Measurement is easy to defer until after the work is done — and that’s exactly when it becomes least useful. I build reporting frameworks at campaign kickoff, not post-mortem, so that success criteria are agreed upon in advance and insights are actionable rather than retrospective.
The bar for every piece of campaign collateral: does this contribute to the campaign goal, and can I measure it? If the answer to either is no, the work isn’t done.
That approach works regardless of toolset — from native platform analytics to direct Snowflake queries, from agency-provided data to AI-assisted trend analysis. It scales from a single YouTube series to Super Bowl-scale care operations. And it produces reports that deliver insights to stakeholders rather than overwhelming them with data.

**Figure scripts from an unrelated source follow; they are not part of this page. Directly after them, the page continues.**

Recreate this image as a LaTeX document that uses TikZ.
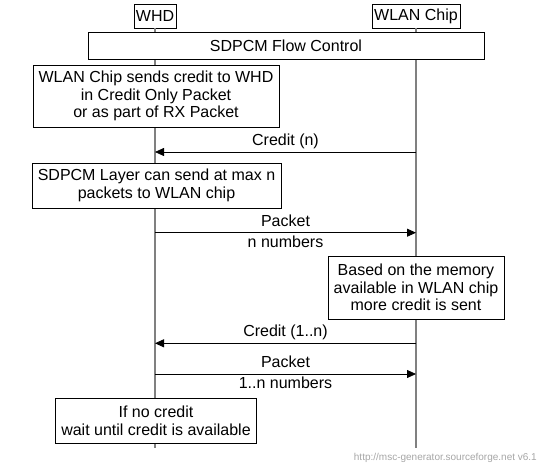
\documentclass[tikz,border=0pt]{standalone}
\usepackage{fontspec}
\setmainfont{Liberation Sans}
\usepackage{tikz}
\usetikzlibrary{positioning, arrows.meta, calc}

\begin{document}
\begin{tikzpicture}[
  x=1pt, y=-1pt,
  ent/.style={draw=black, fill=white, line width=0.8pt, inner sep=0pt, align=center,
              font=\fontsize{16}{17.7}\selectfont},
  note/.style={draw=black, fill=white, line width=0.8pt, inner sep=0pt, align=center,
               font=\fontsize{16}{17.7}\selectfont},
  life/.style={gray, line width=1.6pt},
  msg/.style={line width=0.8pt, -{Triangle[length=9pt, width=8pt]}},
  lbl/.style={font=\fontsize{16}{17.7}\selectfont, inner sep=3pt,
              text height=11.5pt, text depth=3pt},
]
  \useasboundingbox (0,0) rectangle (538,468);

  % Entities
  \node[ent, minimum width=42pt, minimum height=24pt] (whd) at (155,16) {WHD};
  \node[ent, minimum width=88pt, minimum height=24pt] (chip) at (416,16) {WLAN Chip};

  % Lifelines
  \coordinate (whdend) at (155,448);
  \coordinate (chipend) at (416,448);
  \draw[life] (whd.south) -- (whdend);
  \draw[life] (chip.south) -- (chipend);

  % Title box
  \node[note, minimum width=396pt, minimum height=27pt] (flow) at (286,45.5) {SDPCM Flow Control};

  % Notes
  \node[note, minimum width=246pt, minimum height=62pt] (n1) at (156,96)
    {WLAN Chip sends credit to WHD\\in Credit Only Packet\\or as part of RX Packet};
  \node[note, minimum width=249pt, minimum height=45pt] (n2) at (156.5,185.5)
    {SDPCM Layer can send at max n\\packets to WLAN chip};
  \node[note, minimum width=176pt, minimum height=63pt] (n3) at (416,287.5)
    {Based on the memory\\available in WLAN chip\\more credit is sent};
  \node[note, minimum width=201pt, minimum height=45pt] (n4) at (156,421)
    {If no credit\\wait until credit is available};

  % Message end points
  \coordinate (c1w) at (155,152);   \coordinate (c1c) at (416,152);
  \coordinate (p1w) at (155,232.7); \coordinate (p1c) at (416,232.7);
  \coordinate (c2w) at (155,343.3); \coordinate (c2c) at (416,343.3);
  \coordinate (p2w) at (155,374);   \coordinate (p2c) at (416,374);

  % Messages
  \draw[msg] (c1c) -- node[lbl, above] (l1) {Credit (n)} (c1w);
  \draw[msg] (p1w) -- node[lbl, above] (l2) {Packet}
                      node[lbl, below] (l3) {n numbers} (p1c);
  \draw[msg] (c2c) -- node[lbl, above] (l4) {Credit (1..n)} (c2w);
  \draw[msg] (p2w) -- node[lbl, above] (l5) {Packet}
                      node[lbl, below] (l6) {1..n numbers} (p2c);

  % Footer
  \node[anchor=east, text=gray!70, font=\fontsize{10}{12}\selectfont, inner sep=0pt]
    (foot) at (537,458) {http://msc-generator.sourceforge.net v6.1};
\end{tikzpicture}
\end{document}
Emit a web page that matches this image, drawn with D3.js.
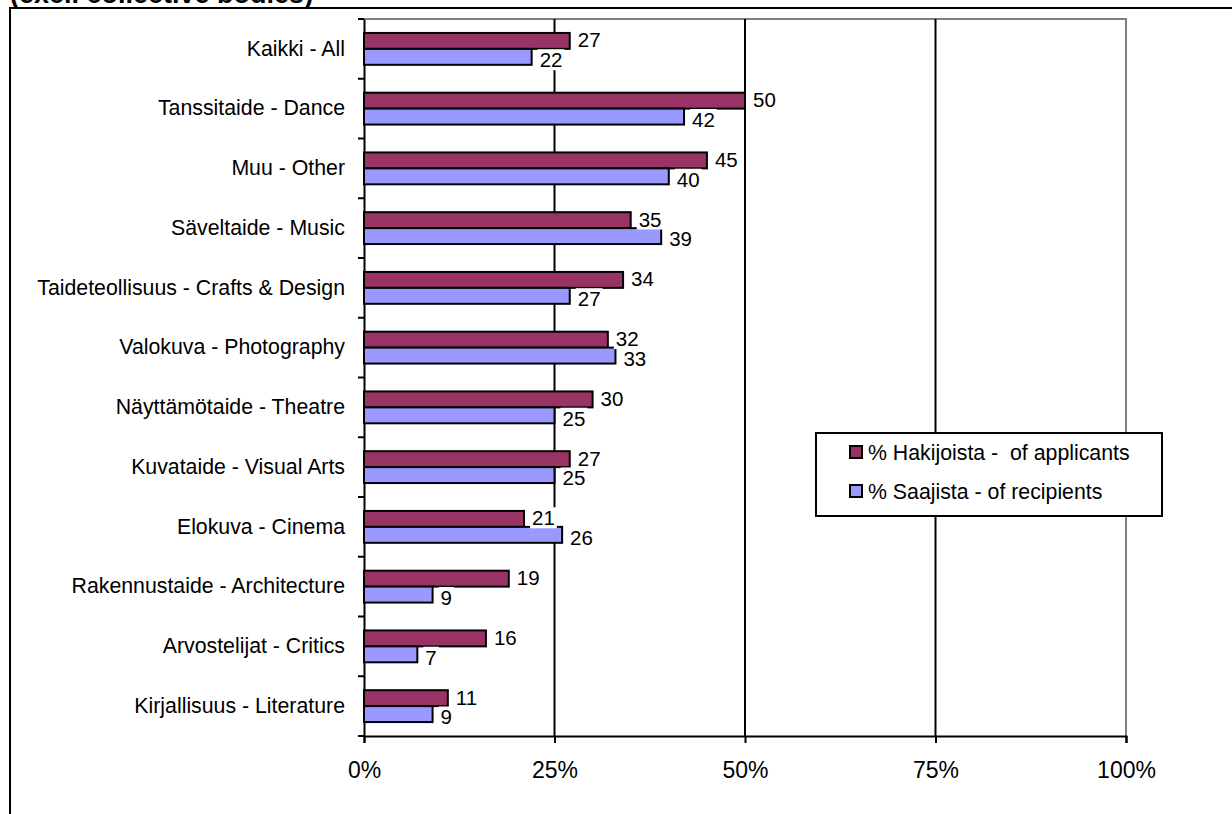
<!DOCTYPE html>
<html><head><meta charset="utf-8">
<script src="https://cdn.jsdelivr.net/npm/d3@7"></script>
<style>body{margin:0;background:#fff}svg{display:block}text{font-family:"Liberation Sans",Arial,sans-serif;fill:#000;white-space:pre}</style>
</head><body>
<svg id="c" width="1232" height="814"></svg>
<script>
const categories = ["Kaikki - All","Tanssitaide - Dance","Muu - Other","Säveltaide - Music","Taideteollisuus - Crafts & Design","Valokuva - Photography","Näyttämötaide - Theatre","Kuvataide - Visual Arts","Elokuva - Cinema","Rakennustaide - Architecture","Arvostelijat - Critics","Kirjallisuus - Literature"];
const applicants = [27,50,45,35,34,32,30,27,21,19,16,11];
const recipients = [22,42,40,39,27,33,25,25,26,9,7,9];
const seriesNames = ["% Hakijoista -  of applicants","% Saajista - of recipients"];
const seriesColors = ["#993366","#9999ff"];
const xTicks = [0,25,50,75,100];

const svg = d3.select("#c");
const L=364,R=1126,T=19,B=736;
const x = d3.scaleLinear().domain([0,100]).range([L,R]);
const y = d3.scaleBand().domain(categories).range([T,B]).paddingInner(0.4667).paddingOuter(0.2333);
const bh = y.bandwidth()/2;

// outer frame
svg.append("path").attr("d","M10,814V8H1232").attr("fill","none").attr("stroke","#000").attr("stroke-width",2);
svg.append("text").attr("x",10).attr("y",3).attr("font-size",27).attr("font-weight","bold").text("(excl. collective bodies)");

// plot border (gray)
svg.append("path").attr("d",`M${L},${T}H${R}V${B}`).attr("fill","none").attr("stroke","#808080").attr("stroke-width",2);
// gridlines
svg.append("g").selectAll("line").data(xTicks.filter(d=>d>0&&d<100)).join("line")
  .attr("x1",d=>x(d)).attr("x2",d=>x(d)).attr("y1",T).attr("y2",B).attr("stroke","#000").attr("stroke-width",2);

// x axis
const xa = svg.append("g").attr("transform",`translate(0,${B})`)
  .call(d3.axisBottom(x).tickValues(xTicks).tickFormat(d=>d+"%").tickSize(7).tickPadding(19));
xa.select(".domain").attr("stroke","#000").attr("stroke-width",2);
xa.selectAll(".tick line").attr("stroke","#000").attr("stroke-width",2);
xa.selectAll("text").attr("font-size",23).attr("font-family","Liberation Sans, Arial, sans-serif");

// y axis
const ya = svg.append("g").attr("transform",`translate(${L},0)`)
  .call(d3.axisLeft(y).tickSize(0).tickPadding(19));
ya.select(".domain").attr("stroke","#000").attr("stroke-width",2);
ya.selectAll("text").attr("font-size",21.3).attr("font-family","Liberation Sans, Arial, sans-serif");
// category boundary ticks
const bounds = d3.range(categories.length+1).map(i=>T+i*(B-T)/categories.length);
svg.append("g").selectAll("line").data(bounds).join("line")
  .attr("x1",L-6).attr("x2",L).attr("y1",d=>d).attr("y2",d=>d).attr("stroke","#000").attr("stroke-width",2);

// bars
const series=[applicants,recipients];
series.forEach((vals,si)=>{
  svg.append("g").selectAll("rect").data(vals).join("rect")
    .attr("x",L).attr("y",(d,i)=>y(categories[i])+si*bh)
    .attr("width",d=>x(d)-L).attr("height",bh)
    .attr("fill",seriesColors[si]).attr("stroke","#000").attr("stroke-width",2);
});
// labels
series.forEach((vals,si)=>{
  const g=svg.append("g");
  vals.forEach((d,i)=>{
    const cy=y(categories[i])+si*bh+bh/2+(si?3:-1);
    const tx=x(d)+8;
    const t=g.append("text").attr("x",tx).attr("y",cy).attr("dy","0.36em").attr("font-size",20.5).text(d);
    const bb=t.node().getBBox();
    g.insert("rect","text").attr("x",bb.x-2).attr("y",bb.y+1).attr("width",bb.width+4).attr("height",bb.height-2).attr("fill","#fff");
  });
});

// legend
const lg=svg.append("g");
lg.append("rect").attr("x",816).attr("y",433).attr("width",346).attr("height",83).attr("fill","#fff").attr("stroke","#000").attr("stroke-width",2);
seriesNames.forEach((n,i)=>{
  const cy=452+i*39;
  lg.append("rect").attr("x",850).attr("y",cy-6).attr("width",12).attr("height",12).attr("fill",seriesColors[i]).attr("stroke","#000").attr("stroke-width",2);
  lg.append("text").attr("x",868).attr("y",cy).attr("dy","0.36em").attr("font-size",21.3).text(n);
});
</script>
</body></html>
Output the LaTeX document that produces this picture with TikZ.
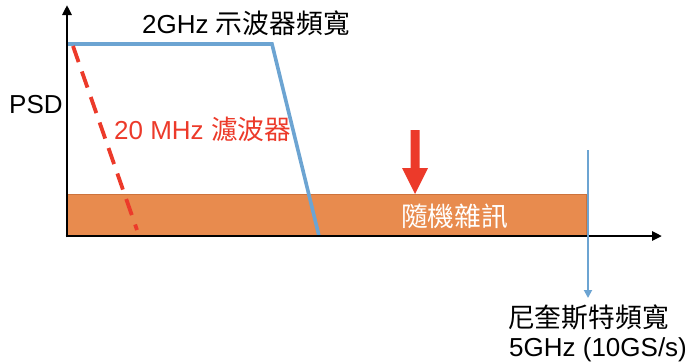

The right toolset can be the difference between seamless operations and a series of unanswerable what-if questions. Over a career spanning enterprise social suites, data warehouses, and AI development environments, I’ve developed a strong instinct for matching the tool to the problem — and knowing when to build something custom instead.
I’m comfortable making tool recommendations, leading vendor evaluations, and onboarding teams onto new platforms — and equally comfortable building lightweight custom solutions when the enterprise option is overkill or doesn’t exist yet.
Marketing owns brand voice. Care owns customer operations. Every 1:1 social care interaction has to honor both — providing actionable help to the customer in a tone that matches their expectation from the brand. Leading social care at Fox, I operate the connective tissue between those functions: I own the governance layer and the template library that translates Fox brand voice into customer-facing care response across FOX Sports, FOX One, and additional Fox sub-brands.
When aggregate care data surfaces an issue surge — confusion about free trial redemption, casting difficulties on a specific device series, an issue accessing a feature — I coordinate with Marketing and Care to produce a brand-voiced, article-linked, personalizable response template. Agents adjust the template to fit the specific interaction. A live AI advisory layer reviews both brand voice alignment and response-to-issue fit before send: in-suite AI is the default validator, with Claude Projects as a secondary backstop for complex or ambiguous cases and for agents still building fluency.
Advisory, not blocking. Agent judgment stays in the loop. In any given week, 30–50% of customer interactions move through this reactive template layer; the rest run on evergreen templates governed by the same framework.
The ownership model isn’t flat. It’s an explicit three-layer structure: Marketing owns voice, Care owns ops, and I own the translation between them. Templates are sized for agent retrievability, retired by utility (when underlying workflows change) rather than on a fixed schedule, and the system signals upstream into Fox’s broader help content practice — more often driving edits to existing articles than net-new creation, but consistently feeding the gap-finding loop.